Thursday, 1 October 2015


A scapegoat is someone who is blamed for something which is not his/her fault.   People offload their own guilt or responsibility onto him/her.  The scapegoat excluded,  punished, even killed.   

A scapegoat is usually the victim of prejudice of some kind.

There may be a scapegoat in a family:  it’s her fault we lost all our money.  Or it may be in the team:  he let them score that goal.   Or, more seriously, people may blame all their problems on a teacher or parent, or politician.   

The scapegoat may be political.  We all remember the way Hitler blamed ‘the Jews’ for all his country’s problems.   Or it may be ‘immigrants’ or ‘benefit scroungers’, and so on,  or the people of a country ‘we’ are at war with.  

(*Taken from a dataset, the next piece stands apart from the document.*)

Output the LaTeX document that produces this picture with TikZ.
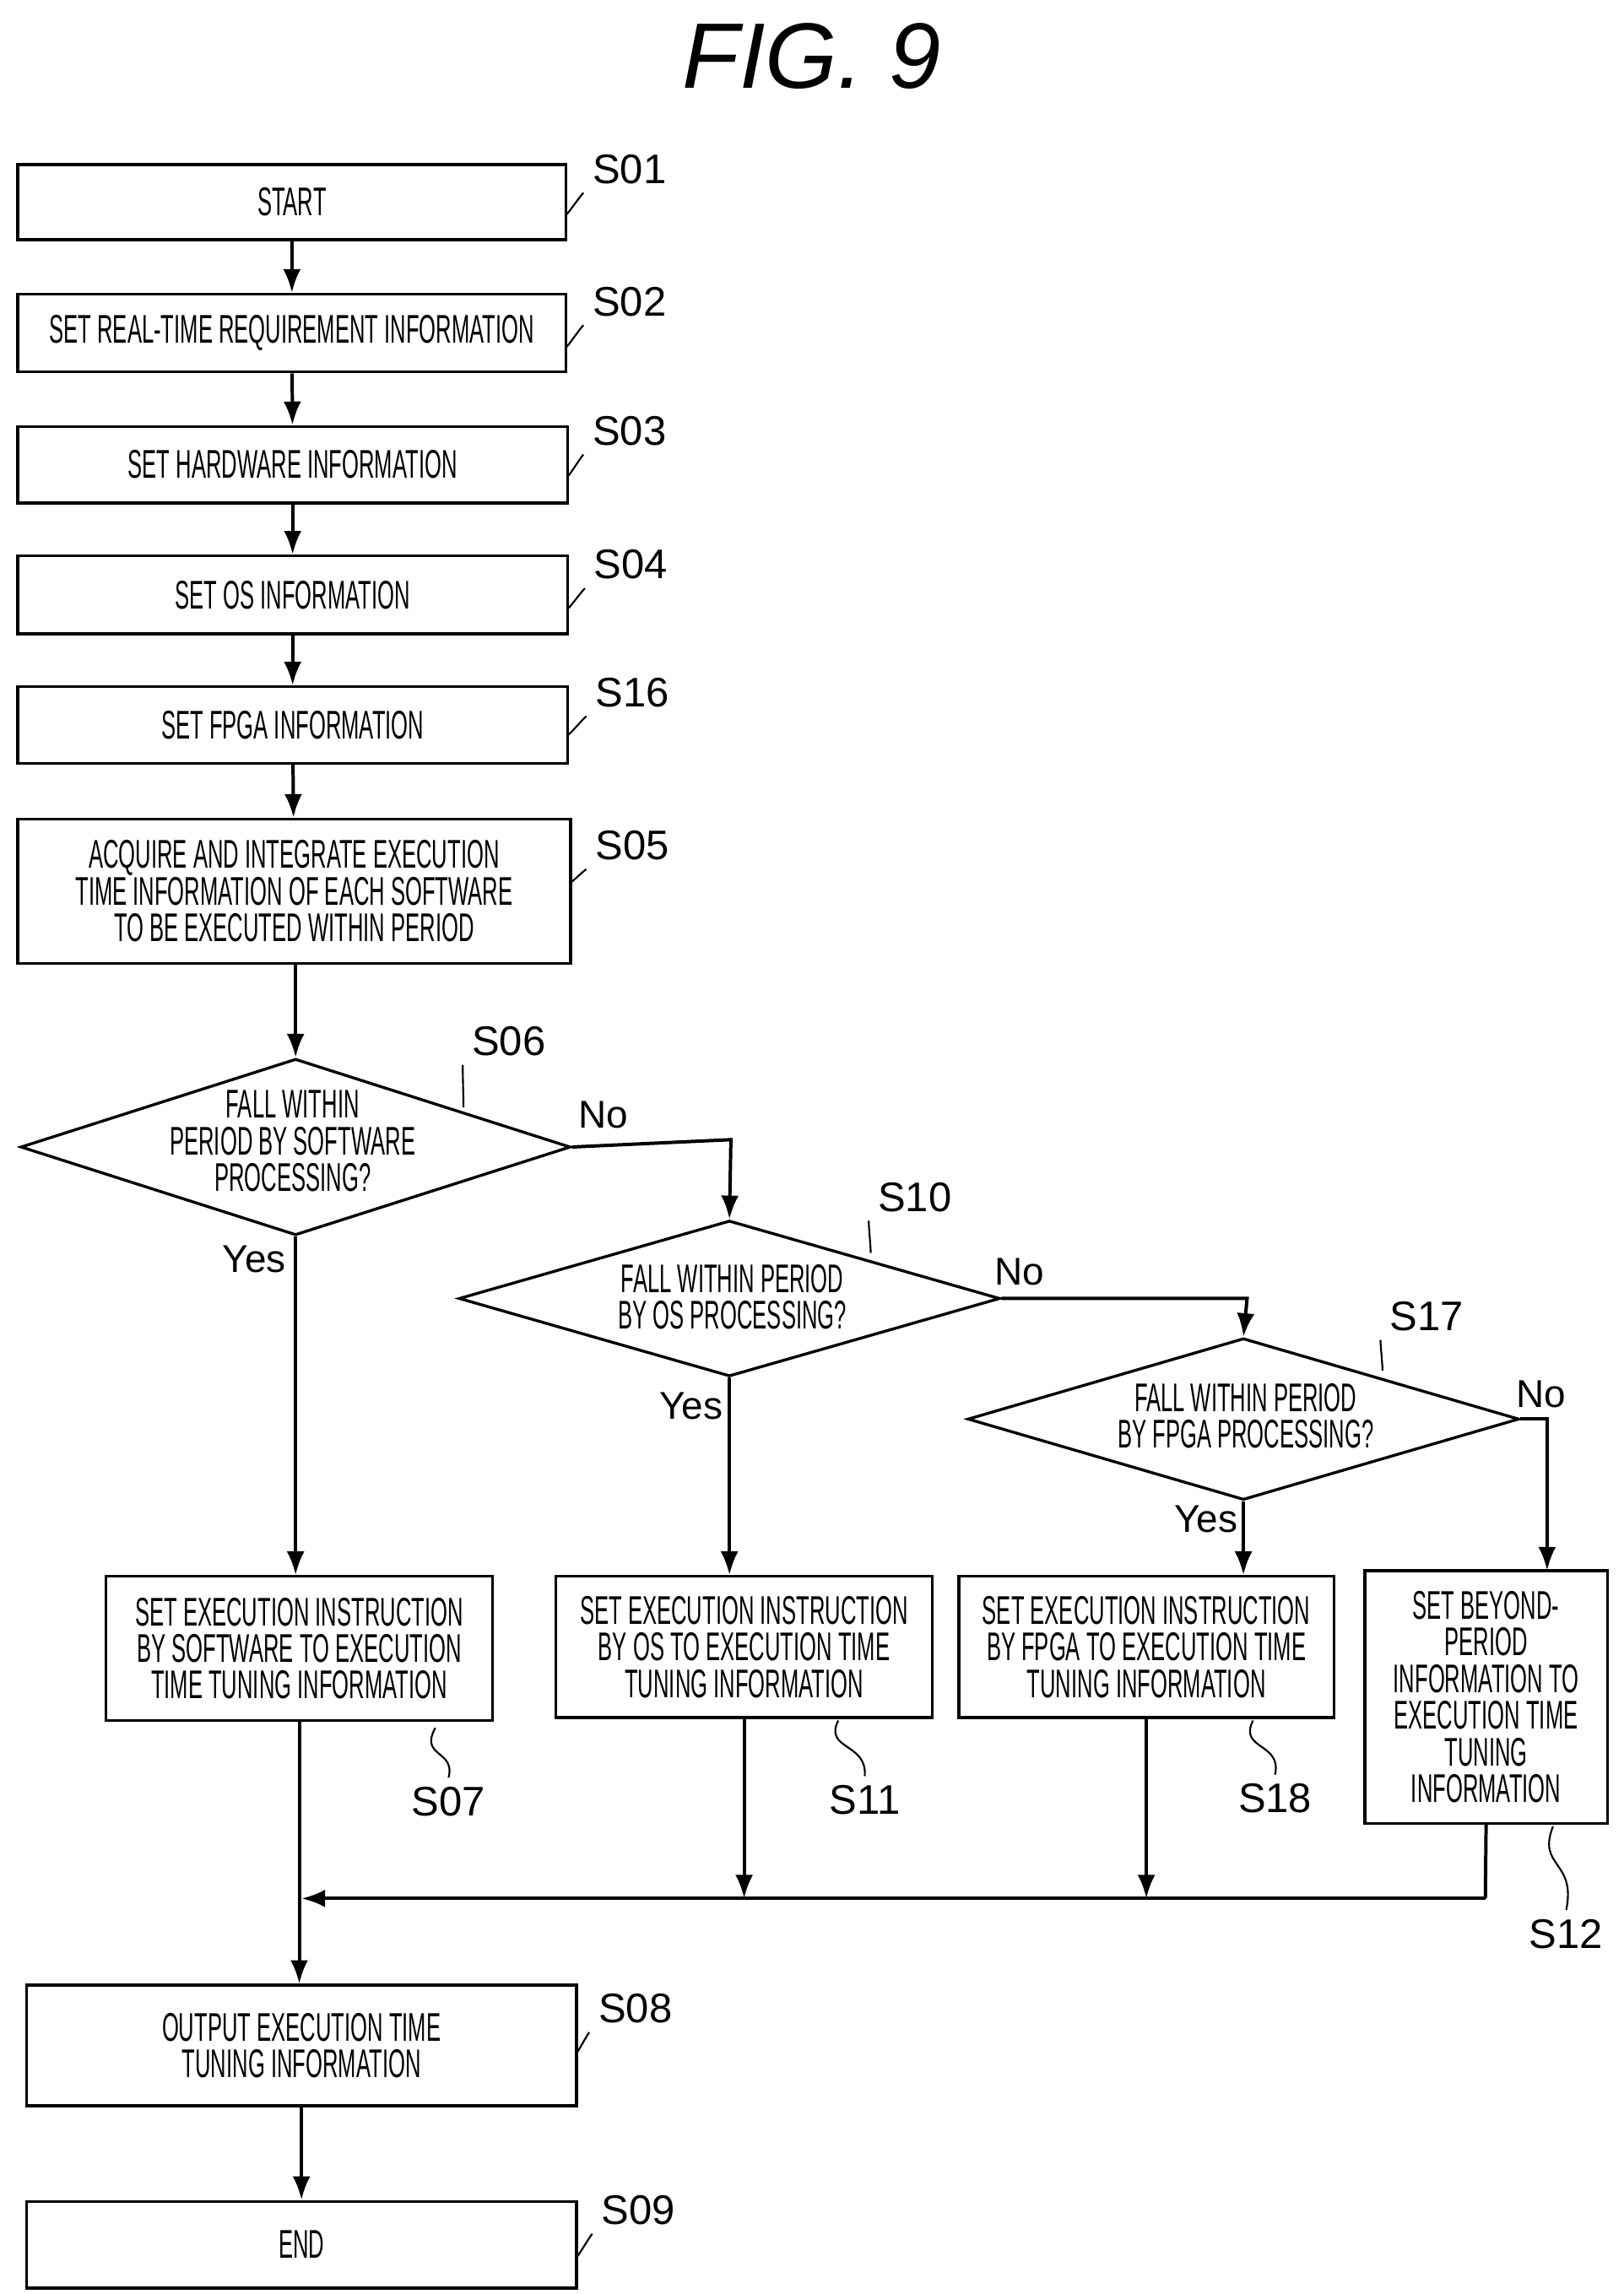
\documentclass[tikz,border=0pt]{standalone}
\usepackage{fontspec}
\setmainfont{Liberation Sans}
\newfontfamily\narrowfont[FakeStretch=0.54]{Liberation Sans}
\usetikzlibrary{arrows.meta,shapes.geometric}
\tikzset{
  box/.style={draw, line width=1.1pt, inner sep=0pt, align=center, font=\narrowfont\fontsize{15.5}{14.2}\selectfont},
  dec/.style={draw, line width=1.1pt, diamond, inner sep=0pt},
  dtext/.style={align=center, font=\narrowfont\fontsize{15.5}{14.2}\selectfont},
  steplabel/.style={font=\fontsize{16}{16}\selectfont},
  ans/.style={font=\fontsize{15}{15}\selectfont},
  flow/.style={line width=1.3pt, -{Latex[length=3.2mm,width=2.4mm]}},
  line/.style={line width=1.3pt},
  lead/.style={line width=0.7pt}
}
\newcommand{\leadto}[2]{\draw[lead] (#1) .. controls +(0.5,0.45) and +(-0.5,-0.45) .. (#2);}
\begin{document}
\begin{tikzpicture}[x=0.02cm,y=-0.02cm]
\useasboundingbox (0,0) rectangle (1104,1560);
\node[font=\itshape\fontsize{36}{36}\selectfont] (title) at (552,38) {FIG. 9};
% main column
\node[box, minimum width=7.46cm, minimum height=1.02cm] (s01) at (198.5,137.5) {START};
\node[box, minimum width=7.46cm, minimum height=1.06cm] (s02) at (198.5,226.5) {SET REAL-TIME REQUIREMENT INFORMATION};
\node[box, minimum width=7.48cm, minimum height=1.04cm] (s03) at (199,316) {SET HARDWARE INFORMATION};
\node[box, minimum width=7.48cm, minimum height=1.06cm] (s04) at (199,404.5) {SET OS INFORMATION};
\node[box, minimum width=7.48cm, minimum height=1.04cm] (s16) at (199,493) {SET FPGA INFORMATION};
\node[box, minimum width=7.52cm, minimum height=1.96cm] (s05) at (200,606) {ACQUIRE AND INTEGRATE EXECUTION\\TIME INFORMATION OF EACH SOFTWARE\\TO BE EXECUTED WITHIN PERIOD};
% decisions
\node[dec, minimum width=7.48cm, minimum height=2.4cm] (s06) at (201,780) {};
\node[dtext] at (199,776) {FALL WITHIN\\PERIOD BY SOFTWARE\\PROCESSING?};
\node[dec, minimum width=7.36cm, minimum height=2.12cm] (s10) at (496,883) {};
\node[dtext] at (498,882) {FALL WITHIN PERIOD\\BY OS PROCESSING?};
\node[dec, minimum width=7.5cm, minimum height=2.2cm] (s17) at (845.5,965) {};
\node[dtext] at (847,963) {FALL WITHIN PERIOD\\BY FPGA PROCESSING?};
% result boxes
\node[box, minimum width=5.26cm, minimum height=1.96cm] (s07) at (203.5,1121) {SET EXECUTION INSTRUCTION\\BY SOFTWARE TO EXECUTION\\TIME TUNING INFORMATION};
\node[box, minimum width=5.12cm, minimum height=1.92cm] (s11) at (506,1120) {SET EXECUTION INSTRUCTION\\BY OS TO EXECUTION TIME\\TUNING INFORMATION};
\node[box, minimum width=5.10cm, minimum height=1.92cm] (s18) at (779.5,1120) {SET EXECUTION INSTRUCTION\\BY FPGA TO EXECUTION TIME\\TUNING INFORMATION};
\node[box, minimum width=3.3cm, minimum height=3.44cm] (s12) at (1010.5,1154) {SET BEYOND-\\PERIOD\\INFORMATION TO\\EXECUTION TIME\\TUNING\\INFORMATION};
\node[box, minimum width=7.48cm, minimum height=1.64cm] (s08) at (205,1391) {OUTPUT EXECUTION TIME\\TUNING INFORMATION};
\node[box, minimum width=7.48cm, minimum height=1.18cm] (s09) at (205,1526.5) {END};
% connectors
\draw[flow] (s01) -- (s02);
\draw[flow] (s02) -- (s03);
\draw[flow] (s03) -- (s04);
\draw[flow] (s04) -- (s16);
\draw[flow] (s16) -- (s05);
\draw[flow] (s05.south -| s06.north) -- (s06.north);
\draw[flow] (s06.south) -- (s06.south |- s07.north);
\draw[flow] (s06.east) -- (497,775) -- (s10.north);
\draw[flow] (s10.south) -- (s10.south |- s11.north);
\draw[flow] (s10.east) -- (848,883) -- (s17.north);
\draw[flow] (s17.south) -- (s17.south |- s18.north);
\draw[flow] (s17.east) -- (1052,965) -- (1052,1068);
\coordinate (merge) at (1010,1291);
\draw[line] (s12.south) -- (merge);
\draw[flow] (merge) -- (205,1291);
\draw[flow] (s18.south) -- (s18.south |- merge);
\draw[flow] (s11.south) -- (s11.south |- merge);
\draw[flow] (s07.south) -- (s07.south |- s08.north);
\draw[flow] (s08) -- (s09);
% answers
\node[ans] (n06) at (410,758) {No};
\node[ans] (y06) at (173,856) {Yes};
\node[ans] (n10) at (693,865) {No};
\node[ans] (y10) at (470,956) {Yes};
\node[ans] (n17) at (1048,948) {No};
\node[ans] (y17) at (820,1033) {Yes};
% step labels
\node[steplabel] (l01) at (428,115) {S01};
\node[steplabel] (l02) at (428,205) {S02};
\node[steplabel] (l03) at (428,293) {S03};
\node[steplabel] (l04) at (429,384) {S04};
\node[steplabel] (l16) at (430,471) {S16};
\node[steplabel] (l05) at (430,575) {S05};
\node[steplabel] (l06) at (346,708) {S06};
\node[steplabel] (l10) at (622,814) {S10};
\node[steplabel] (l17) at (970,895) {S17};
\node[steplabel] (l07) at (305,1225) {S07};
\node[steplabel] (l11) at (588,1224) {S11};
\node[steplabel] (l18) at (867,1223) {S18};
\node[steplabel] (l12) at (1065,1315) {S12};
\node[steplabel] (l08) at (432,1366) {S08};
\node[steplabel] (l09) at (434,1503) {S09};
\leadto{385,146}{l01.south west}
\leadto{385,236}{l02.south west}
\leadto{386,324}{l03.south west}
\leadto{386,414}{l04.south west}
\leadto{386,500}{l16.south west}
\leadto{388,600}{l05.south west}
\leadto{315,753}{l06.south west}
\leadto{592,852}{l10.south west}
\leadto{940,932}{l17.south west}
\draw[lead] (296,1175) .. controls (285,1195) and (310,1190) .. (l07.north);
\draw[lead] (570,1170) .. controls (560,1190) and (590,1185) .. (l11.north);
\draw[lead] (852,1170) .. controls (842,1190) and (872,1185) .. (l18.north);
\draw[lead] (1056,1242) .. controls (1045,1270) and (1072,1265) .. (l12.north);
\leadto{392,1396}{l08.south west}
\leadto{392,1535}{l09.south west}
\end{tikzpicture}
\end{document}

Or scapegoats may be social.   Women are often blamed for declines in moral standards.     It’s possible that sometimes the people blamed may actually be the guilty ones, but we wouldn’t call them ‘scapegoats’ in that case.    Or would we?

Or scapegoats may be religious.   Jesus was a scapegoat.    In some countries being of the ‘wrong’ religion is dangerous.   People think you are sly, sneaky, disloyal, and so on.   


In this you need to work on the tone of voice of the speaker.   Write a ‘talking heads’ piece from the point of view either of the scapegoat victim, or the prejudiced person.  The voice should not be your own.  Try to ‘act’ the smug prejudiced person talking, or the unhappy scapegoat complaining.